A popular Virginia teen, Madison Small, died suddenly after complaining of a headache. The teen was taken to the hospital Monday night, but by Tuesday morning she was pronounced dead. The mysterious death left Madison’s family grieving and confused at how their daughter, who was the “picture of health” could pass away so suddenly without warning. However, yesterday health officials announced an official cause for the teen’s untimely death, meningococcal meningitis.

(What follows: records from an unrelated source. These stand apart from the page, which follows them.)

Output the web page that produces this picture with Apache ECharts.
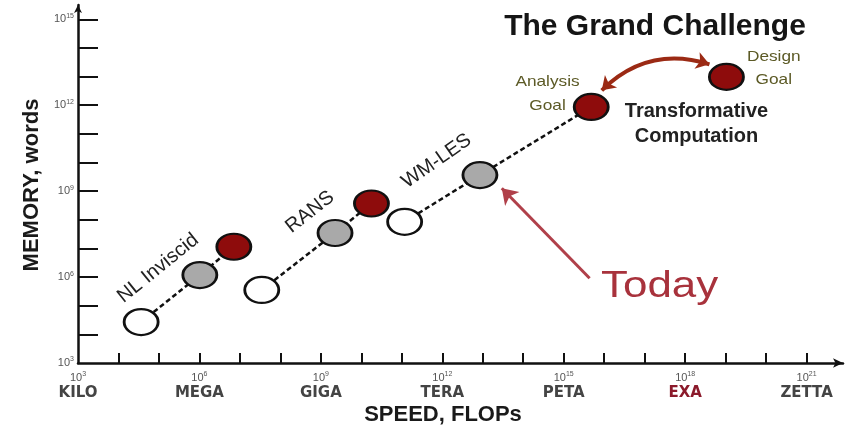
<!DOCTYPE html>
<html><head><meta charset="utf-8">
<script src="https://cdn.jsdelivr.net/npm/echarts@6/dist/echarts.min.js"></script>
<style>html,body{margin:0;padding:0;background:#fff}#c{width:853px;height:430px}</style>
</head><body><div id="c"></div>
<script>
// Values are powers of ten (log10): speed in FLOPs, memory in words
const speedExp = [4.56, 6.01, 6.85, 7.54, 9.35, 10.25, 11.07, 12.93, 15.68, 19.02];
const memExp   = [4.43, 6.07, 7.06, 5.55, 7.54, 8.57, 7.93, 9.56, 11.94, 12.99];
const kinds    = ['white','gray','red','white','gray','red','white','gray','red','red'];
const chains   = [[0,1,2],[3,4,5],[6,7,8]];
const xLabelExp = [3,6,9,12,15,18,21];
const xPrefixes = ['KILO','MEGA','GIGA','TERA','PETA','EXA','ZETTA'];
const yLabelExp = [3,6,9,12,15];
const todayArrow = [[15.64, 5.96],[13.47, 9.10]];
const goalArrow  = [[15.94, 12.52],[18.60, 13.43]];
const notes = [
  {text:'NL Inviscid', at:[4.98, 6.31], rot:39},
  {text:'RANS', at:[8.73, 8.27], rot:38},
  {text:'WM-LES', at:[11.86, 10.05], rot:35}
];

const fillOf = {white:'#ffffff', gray:'#a9a9a9', red:'#8e0c0c'};
const xTicks = []; for (let i = 4; i <= 21; i++) xTicks.push(i);
const yTicks = []; for (let i = 4; i <= 15; i++) yTicks.push(i);

const chart = echarts.init(document.getElementById('c'));
const FONT = 'Arial, "Liberation Sans", sans-serif';

const option = {
  animation:false,
  grid:{left:78, right:10, top:5, bottom:67, containLabel:false, outerBoundsMode:'none'},
  xAxis:{
    type:'value', min:3, max:21.9, interval:1,
    splitLine:{show:false},
    axisLine:{lineStyle:{color:'#111', width:2.5}, symbol:['none','arrow'], symbolSize:[7,10]},
    axisTick:{inside:true, length:10, lineStyle:{color:'#111', width:2}, customValues:xTicks},
    axisLabel:{
      customValues:xLabelExp, margin:8, fontFamily:FONT,
      formatter:function(v){
        const i = xLabelExp.indexOf(v);
        const p = xPrefixes[i];
        return '{n|10}{s|' + v + '}\n{' + (p === 'EXA' ? 'r' : 'p') + '|' + p + '}';
      },
      rich:{
        n:{fontSize:11, color:'#555', fontFamily:FONT, lineHeight:14},
        s:{fontSize:7, color:'#555', fontFamily:FONT, lineHeight:14, padding:[0,0,7,0]},
        p:{fontSize:15, color:'#444', fontFamily:'"DejaVu Sans", sans-serif', fontWeight:'bold', lineHeight:16},
        r:{fontSize:15, color:'#8b1a2b', fontFamily:'"DejaVu Sans", sans-serif', fontWeight:'bold', lineHeight:16}
      }
    }
  },
  yAxis:{
    type:'value', min:3, max:15.5, interval:1,
    splitLine:{show:false},
    axisLine:{lineStyle:{color:'#111', width:2.5}, symbol:['none','arrow'], symbolSize:[6,8]},
    axisTick:{inside:true, length:20, lineStyle:{color:'#111', width:2}, customValues:yTicks},
    axisLabel:{
      customValues:yLabelExp, margin:4, fontFamily:FONT,
      formatter:function(v){ return '{n|10}{s|' + v + '}'; },
      rich:{
        n:{fontSize:11, color:'#555', fontFamily:FONT, lineHeight:14},
        s:{fontSize:7, color:'#555', fontFamily:FONT, lineHeight:14, padding:[0,0,7,0]}
      }
    }
  },
  series:[]
};

chains.forEach(function(ch){
  option.series.push({
    type:'line', z:1, symbol:'none', silent:true,
    data: ch.map(function(i){ return [speedExp[i], memExp[i]]; }),
    lineStyle:{color:'#111', width:2.5, type:[5,3]}
  });
});
option.series.push({
  type:'scatter', z:3, symbol:'circle', symbolSize:[34,26],
  data: speedExp.map(function(x,i){
    return {value:[x, memExp[i]], itemStyle:{color:fillOf[kinds[i]], borderColor:'#111', borderWidth:2.5, opacity:1}};
  })
});
option.series.push({
  type:'lines', coordinateSystem:'cartesian2d', z:4,
  symbol:['none','arrow'], symbolSize:15,
  lineStyle:{color:'#b0404a', width:3, opacity:1, curveness:0},
  data:[{coords:todayArrow}]
});
option.series.push({
  type:'lines', coordinateSystem:'cartesian2d', z:4,
  symbol:['arrow','arrow'], symbolSize:13,
  lineStyle:{color:'#9b2a14', width:4, opacity:1, curveness:-0.3},
  data:[{coords:[goalArrow[1], goalArrow[0]]}]
});

chart.setOption(option);

function px(p){ return chart.convertToPixel({gridIndex:0}, p); }
const g = [];
notes.forEach(function(n){
  const p = px(n.at);
  g.push({type:'text', x:p[0], y:p[1], rotation:n.rot*Math.PI/180, z:10,
    style:{text:n.text, fontSize:20, fontFamily:FONT, fill:'#222', align:'center', verticalAlign:'middle'}});
});
let p = px([17.37, 5.65]);
g.push({type:'text', x:p[0], y:p[1], scaleX:1.22, z:10,
  style:{text:'Today', fontSize:36, fontFamily:FONT, fill:'#a8323c', align:'center', verticalAlign:'middle'}});
p = px([14.6, 12.38]);
g.push({type:'text', x:p[0], y:p[1], scaleX:1.15, z:10,
  style:{text:'Analysis\nGoal', fontSize:15, lineHeight:24, fontFamily:FONT, fill:'#5c5a26', align:'center', verticalAlign:'middle'}});
p = px([20.19, 13.29]);
g.push({type:'text', x:p[0], y:p[1], scaleX:1.15, z:10,
  style:{text:'Design\nGoal', fontSize:15, lineHeight:23, fontFamily:FONT, fill:'#5c5a26', align:'center', verticalAlign:'middle'}});
p = px([18.28, 11.34]);
g.push({type:'text', x:p[0], y:p[1], z:10,
  style:{text:'Transformative\nComputation', fontSize:20, lineHeight:25, fontWeight:'bold', fontFamily:FONT, fill:'#222', align:'center', verticalAlign:'middle'}});
g.push({type:'text', x:655, y:27, z:10,
  style:{text:'The Grand Challenge', fontSize:30, fontWeight:'bold', fontFamily:FONT, fill:'#151515', align:'center', verticalAlign:'middle'}});
g.push({type:'text', x:443, y:415, z:10,
  style:{text:'SPEED, FLOPs', fontSize:22, fontWeight:'bold', fontFamily:FONT, fill:'#1a1a1a', align:'center', verticalAlign:'middle'}});
g.push({type:'text', x:32, y:185, rotation:Math.PI/2, z:10,
  style:{text:'MEMORY, words', fontSize:22, fontWeight:'bold', fontFamily:FONT, fill:'#1a1a1a', align:'center', verticalAlign:'middle'}});
chart.setOption({graphic:g});
</script>
</body></html>
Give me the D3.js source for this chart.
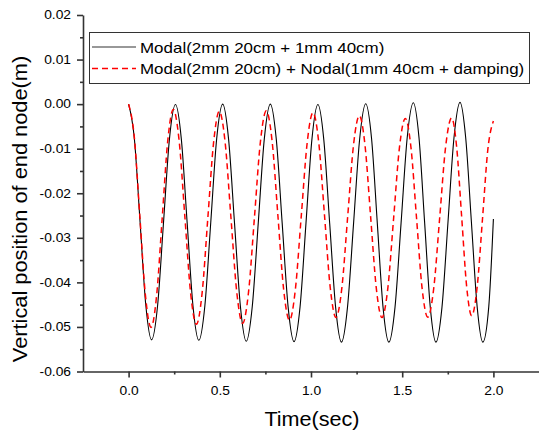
<!DOCTYPE html>
<html>
<head>
<meta charset="utf-8">
<script src="https://cdn.jsdelivr.net/npm/d3@7"></script>
<style>
  body { margin: 0; background: #fff; }
  text { font-family: "Liberation Sans", Arial, sans-serif; fill: #000; }
</style>
</head>
<body>
<div id="chart"></div>
<script>
// Datos (tiempo en s, posición en m)
const blackT = [0, 0.0315, 0.063, 0.0945, 0.126, 0.159, 0.1915, 0.224, 0.257, 0.289, 0.321, 0.353, 0.385, 0.418, 0.4505, 0.483,
  0.516, 0.548, 0.5805, 0.613, 0.645, 0.678, 0.711, 0.744, 0.777, 0.8095, 0.842, 0.8745, 0.907, 0.940, 0.9725, 1.005,
  1.038, 1.070, 1.1025, 1.135, 1.167, 1.200, 1.2335, 1.267, 1.300, 1.332, 1.3635, 1.395, 1.427, 1.4605, 1.494, 1.5275,
  1.561, 1.592, 1.623, 1.654, 1.685, 1.718, 1.751, 1.784, 1.817, 1.848, 1.8795, 1.911, 1.942, 1.9745, 2.0];
const blackY = [0, -0.0077, -0.0265, -0.0452, -0.0529, -0.0452, -0.0265, -0.0078, -0.0001, -0.0078, -0.0266, -0.0453, -0.0530, -0.0453, -0.0265, -0.0077,
  0.0000, -0.0078, -0.0266, -0.0454, -0.0532, -0.0454, -0.0266, -0.0078, 0.0000, -0.0078, -0.0267, -0.0455, -0.0533, -0.0455, -0.0267, -0.0079,
  -0.0001, -0.0079, -0.0268, -0.0456, -0.0534, -0.0456, -0.0267, -0.0077, 0.0001, -0.0077, -0.0267, -0.0456, -0.0534, -0.0456, -0.0266, -0.0075,
  0.0003, -0.0075, -0.0266, -0.0456, -0.0534, -0.0456, -0.0265, -0.0075, 0.0004, -0.0075, -0.0265, -0.0455, -0.0534, -0.0455, -0.0258];

const redT = [0, 0.031, 0.0615, 0.092, 0.123, 0.1535, 0.184, 0.2145, 0.245, 0.277, 0.3085, 0.340, 0.372, 0.403, 0.4345, 0.466,
  0.497, 0.529, 0.561, 0.593, 0.625, 0.6575, 0.690, 0.7225, 0.755, 0.787, 0.8185, 0.850, 0.882, 0.914, 0.9465, 0.979,
  1.011, 1.0425, 1.074, 1.1055, 1.137, 1.169, 1.201, 1.233, 1.265, 1.296, 1.327, 1.358, 1.389, 1.421, 1.453, 1.485,
  1.517, 1.548, 1.5785, 1.609, 1.640, 1.673, 1.7055, 1.738, 1.771, 1.7985, 1.826, 1.8535, 1.881, 1.911, 1.9405, 1.970, 2.0];
const redY = [0, -0.0073, -0.0251, -0.0428, -0.0501, -0.0430, -0.0257, -0.0083, -0.0012, -0.0082, -0.0253, -0.0424, -0.0494, -0.0424, -0.0255, -0.0086,
  -0.0016, -0.0085, -0.0254, -0.0422, -0.0492, -0.0422, -0.0254, -0.0085, -0.0015, -0.0084, -0.0250, -0.0416, -0.0485, -0.0417, -0.0252, -0.0087,
  -0.0019, -0.0086, -0.0249, -0.0412, -0.0479, -0.0413, -0.0253, -0.0092, -0.0026, -0.0092, -0.0253, -0.0413, -0.0479, -0.0414, -0.0256, -0.0097,
  -0.0032, -0.0097, -0.0255, -0.0413, -0.0478, -0.0413, -0.0255, -0.0096, -0.0031, -0.0096, -0.0253, -0.0410, -0.0475, -0.0410, -0.0256, -0.0100, -0.0038];

const seriesNames = ["Modal(2mm 20cm + 1mm 40cm)", "Modal(2mm 20cm) + Nodal(1mm 40cm + damping)"];
const xTicks = [0, 0.5, 1.0, 1.5, 2.0];
const xMinor = [0.25, 0.75, 1.25, 1.75];
const yTicks = [0.02, 0.01, 0, -0.01, -0.02, -0.03, -0.04, -0.05, -0.06];
const yMinor = [0.015, 0.005, -0.005, -0.015, -0.025, -0.035, -0.045, -0.055];

const width = 539, height = 437;
const svg = d3.select("#chart").append("svg")
  .attr("width", width).attr("height", height);

// Escalas
const x = d3.scaleLinear().domain([-0.25, 2.25]).range([83, 539]);
const y = d3.scaleLinear().domain([-0.06, 0.02]).range([371.5, 15]);

// estira el texto en horizontal (la fuente original es más ancha)
function stretch(sel, sx) {
  sel.each(function() {
    const t = d3.select(this);
    const x0 = +t.attr("x") || 0;
    t.attr("x", x0 / sx).attr("transform", `scale(${sx},1)`);
  });
}

// Ejes
const axisColor = "#333";
const gx = svg.append("g").attr("transform", `translate(0,${y(-0.06)})`)
  .call(d3.axisBottom(x).tickValues(xTicks).tickSize(6).tickSizeOuter(0).tickPadding(9).tickFormat(d => d.toFixed(1)));
svg.append("g").attr("transform", `translate(0,${y(-0.06)})`)
  .call(d3.axisBottom(x).tickValues(xMinor).tickSize(3).tickSizeOuter(0).tickFormat(""))
  .select(".domain").remove();

const gy = svg.append("g").attr("transform", `translate(${x(-0.25)},0)`)
  .call(d3.axisLeft(y).tickValues(yTicks).tickSize(6).tickSizeOuter(0).tickPadding(6).tickFormat(d => d.toFixed(2)));
svg.append("g").attr("transform", `translate(${x(-0.25)},0)`)
  .call(d3.axisLeft(y).tickValues(yMinor).tickSize(3).tickSizeOuter(0).tickFormat(""))
  .select(".domain").remove();

svg.selectAll(".domain, .tick line").attr("stroke", axisColor).attr("stroke-width", 1.6);
svg.selectAll(".tick text").attr("font-size", 12).attr("font-family", "Liberation Sans, Arial, sans-serif").attr("fill", "#000");
stretch(gx.selectAll(".tick text"), 1.15);
stretch(gy.selectAll(".tick text"), 1.15);

// Curvas
const line = d3.line().x(d => x(d[0])).y(d => y(d[1])).curve(d3.curveMonotoneX);
const blackData = blackT.map((t, i) => [t, blackY[i]]);
const redData = redT.map((t, i) => [t, redY[i]]);

svg.append("path").datum(blackData)
  .attr("d", line).attr("fill", "none").attr("stroke", "#000").attr("stroke-width", 1.1);
svg.append("path").datum(redData)
  .attr("d", line).attr("fill", "none").attr("stroke", "#ff0000").attr("stroke-width", 1.5)
  .attr("stroke-dasharray", "6,4");

// Leyenda
const leg = svg.append("g");
leg.append("rect").attr("x", 89.5).attr("y", 32.5).attr("width", 440).attr("height", 51)
  .attr("fill", "#fff").attr("stroke", "#333").attr("stroke-width", 1);
const legStyles = [{ c: "#333", w: 1.2, dash: null }, { c: "#ff0000", w: 1.5, dash: "6,4" }];
seriesNames.forEach((name, i) => {
  const ly = 47 + i * 21.5;
  leg.append("line").attr("x1", 92).attr("x2", 136).attr("y1", ly).attr("y2", ly)
    .attr("stroke", legStyles[i].c).attr("stroke-width", legStyles[i].w)
    .attr("stroke-dasharray", legStyles[i].dash);
  leg.append("text").attr("x", 140).attr("y", ly + 6).attr("font-size", 15).text(name)
    .call(stretch, 1.13);
});

// Títulos
svg.append("text").attr("x", 312).attr("y", 426).attr("font-size", 20)
  .attr("text-anchor", "middle").text("Time(sec)").call(stretch, 1.08);

svg.append("text")
  .attr("transform", "translate(27,209) rotate(-90) scale(1.09,1)")
  .attr("font-size", 20).attr("text-anchor", "middle")
  .text("Vertical position of end node(m)");
</script>
</body>
</html>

Fox DC reports that the mysterious death of Madison Small has been confirmed as a case of meningococcal meningitis by the Loudoun County Health Department. The health officials say that Madison suffered from a case of meningitis, which results in the tissues that protect the spinal cord and brain to become infected. According to the CDC, meningococcal meningitis is caused by the bacteria Neisseria meningitidis, also known as Meningococcus bacteria. It is noted that Meningococcus bacteria are spread through the exchange of respiratory and throat secretions like spit. This means the bacteria can be spread through sharing drinks, kissing or living in close quarters. Despite the fact that Madison was diagnosed with bacterial meningitis, health officials say there is no meningitis outbreak concerns.
However, health officials say they are monitoring individuals who were in close contact with Madison.
“Our thoughts are with the family during this very difficult time. The Health Department is evaluating all of the reports that we received to identify whether anyone is at an increased risk of infection.”
The Loudoun County schools spokesman Wayde Byard told the Washington Post that there is no reason to fear a meningitis outbreak in the school. However, the Broad Run High School has taken precautionary measures to ensure student’s safety such as disinfecting student lockers twice.
The death of the seemingly healthy teen has left many in the community grieving. Madison’s father Tim Small says that his daughter was the “picture of health” of the weekend and that she did not even begin to feel ill until Monday morning. Little did he know she would die less than 24 hours after her symptoms first appeared.
Symptoms for meningitis include severe headache, fever, chills, stiff neck, nausea, vomiting and sensitivity to light. Meningococcal meningitis can be treated with antibiotics if discovered early enough. However, as is evident by Madison’s quick passing, medical treatment is needed immediately.
On Tuesday night a vigil was held for Madison Small at the Broad Run High School where she was a promising softball player. The school says that 400 to 500 people came to the vigil where Madison’s father spoke to those in the crowd.